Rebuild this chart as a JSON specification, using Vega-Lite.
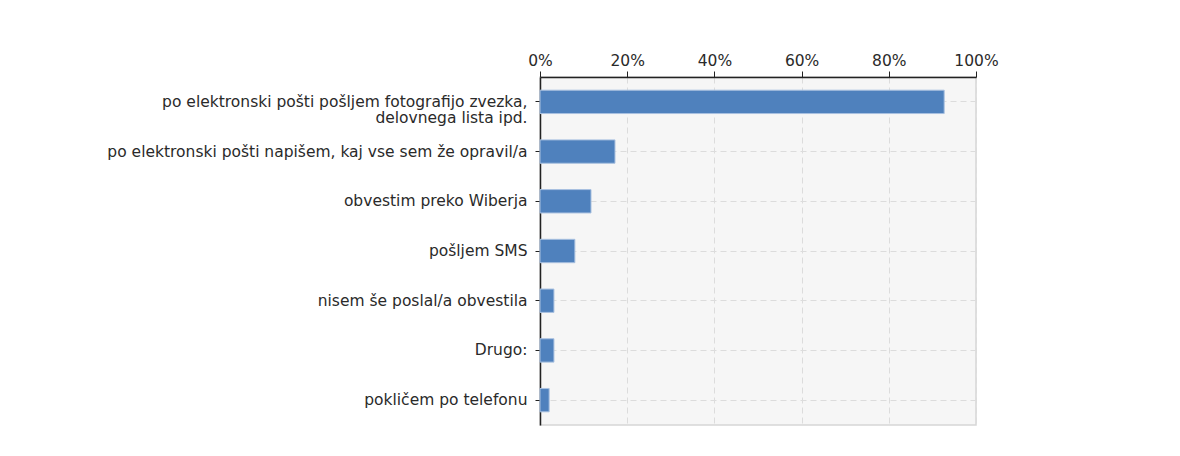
{
  "$schema": "https://vega.github.io/schema/vega-lite/v6.json",
  "width": 436,
  "height": 348,
  "autosize": {"type": "none"},
  "padding": {"left": 540, "top": 77, "right": 204, "bottom": 31},
  "background": "white",
  "data": {
    "values": [
      {"odgovor": "po elektronski pošti pošljem fotografijo zvezka,|delovnega lista ipd.", "delez": 0.927},
      {"odgovor": "po elektronski pošti napišem, kaj vse sem že opravil/a", "delez": 0.172},
      {"odgovor": "obvestim preko Wiberja", "delez": 0.117},
      {"odgovor": "pošljem SMS\u00a0", "delez": 0.08},
      {"odgovor": "nisem še poslal/a obvestila", "delez": 0.032},
      {"odgovor": "Drugo:", "delez": 0.032},
      {"odgovor": "pokličem po telefonu", "delez": 0.021}
    ]
  },
  "mark": {"type": "bar", "height": {"band": 0.47}, "fill": "#4f81bd", "stroke": "#a9c1e0", "strokeWidth": 1},
  "encoding": {
    "y": {
      "field": "odgovor",
      "type": "nominal",
      "sort": null,
      "scale": {"paddingInner": 0, "paddingOuter": 0},
      "axis": {
        "title": null,
        "bandPosition": 0.5,
        "labelExpr": "split(datum.label, '|')",
        "labelFont": "DejaVu Sans",
        "labelFontSize": 15.5,
        "labelColor": "#2a2a2a",
        "labelPadding": 8,
        "labelLimit": 600,
        "labelLineHeight": 16.5,
        "tickSize": 5,
        "tickColor": "#222",
        "domainColor": "#222",
        "domainWidth": 1.5,
        "grid": true,
        "gridDash": [6, 4],
        "gridColor": "#dcdcdc"
      }
    },
    "x": {
      "field": "delez",
      "type": "quantitative",
      "scale": {"domain": [0, 1], "nice": false},
      "axis": {
        "orient": "top",
        "title": null,
        "format": ".0%",
        "values": [0, 0.2, 0.4, 0.6, 0.8, 1],
        "labelFont": "DejaVu Sans",
        "labelFontSize": 15.5,
        "labelColor": "#2a2a2a",
        "labelPadding": 3,
        "labelFlush": false,
        "labelOverlap": false,
        "tickSize": 6,
        "tickColor": "#222",
        "domainColor": "#222",
        "domainWidth": 1.5,
        "grid": true,
        "gridDash": [6, 4],
        "gridColor": "#dcdcdc"
      }
    }
  },
  "config": {
    "view": {"fill": "#f6f6f6", "stroke": "#d6d6d6", "strokeWidth": 1.5}
  }
}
+===+
[INSTRUCTION] Copy the whole of the material above exactly, but not its images.

[PROBLEM SOLUTION]
Rebuild this chart as a JSON specification, using Vega-Lite.
{
  "$schema": "https://vega.github.io/schema/vega-lite/v6.json",
  "width": 436,
  "height": 348,
  "autosize": {"type": "none"},
  "padding": {"left": 540, "top": 77, "right": 204, "bottom": 31},
  "background": "white",
  "data": {
    "values": [
      {"odgovor": "po elektronski pošti pošljem fotografijo zvezka,|delovnega lista ipd.", "delez": 0.927},
      {"odgovor": "po elektronski pošti napišem, kaj vse sem že opravil/a", "delez": 0.172},
      {"odgovor": "obvestim preko Wiberja", "delez": 0.117},
      {"odgovor": "pošljem SMS\u00a0", "delez": 0.08},
      {"odgovor": "nisem še poslal/a obvestila", "delez": 0.032},
      {"odgovor": "Drugo:", "delez": 0.032},
      {"odgovor": "pokličem po telefonu", "delez": 0.021}
    ]
  },
  "mark": {"type": "bar", "height": {"band": 0.47}, "fill": "#4f81bd", "stroke": "#a9c1e0", "strokeWidth": 1},
  "encoding": {
    "y": {
      "field": "odgovor",
      "type": "nominal",
      "sort": null,
      "scale": {"paddingInner": 0, "paddingOuter": 0},
      "axis": {
        "title": null,
        "bandPosition": 0.5,
        "labelExpr": "split(datum.label, '|')",
        "labelFont": "DejaVu Sans",
        "labelFontSize": 15.5,
        "labelColor": "#2a2a2a",
        "labelPadding": 8,
        "labelLimit": 600,
        "labelLineHeight": 16.5,
        "tickSize": 5,
        "tickColor": "#222",
        "domainColor": "#222",
        "domainWidth": 1.5,
        "grid": true,
        "gridDash": [6, 4],
        "gridColor": "#dcdcdc"
      }
    },
    "x": {
      "field": "delez",
      "type": "quantitative",
      "scale": {"domain": [0, 1], "nice": false},
      "axis": {
        "orient": "top",
        "title": null,
        "format": ".0%",
        "values": [0, 0.2, 0.4, 0.6, 0.8, 1],
        "labelFont": "DejaVu Sans",
        "labelFontSize": 15.5,
        "labelColor": "#2a2a2a",
        "labelPadding": 3,
        "labelFlush": false,
        "labelOverlap": false,
        "tickSize": 6,
        "tickColor": "#222",
        "domainColor": "#222",
        "domainWidth": 1.5,
        "grid": true,
        "gridDash": [6, 4],
        "gridColor": "#dcdcdc"
      }
    }
  },
  "config": {
    "view": {"fill": "#f6f6f6", "stroke": "#d6d6d6", "strokeWidth": 1.5}
  }
}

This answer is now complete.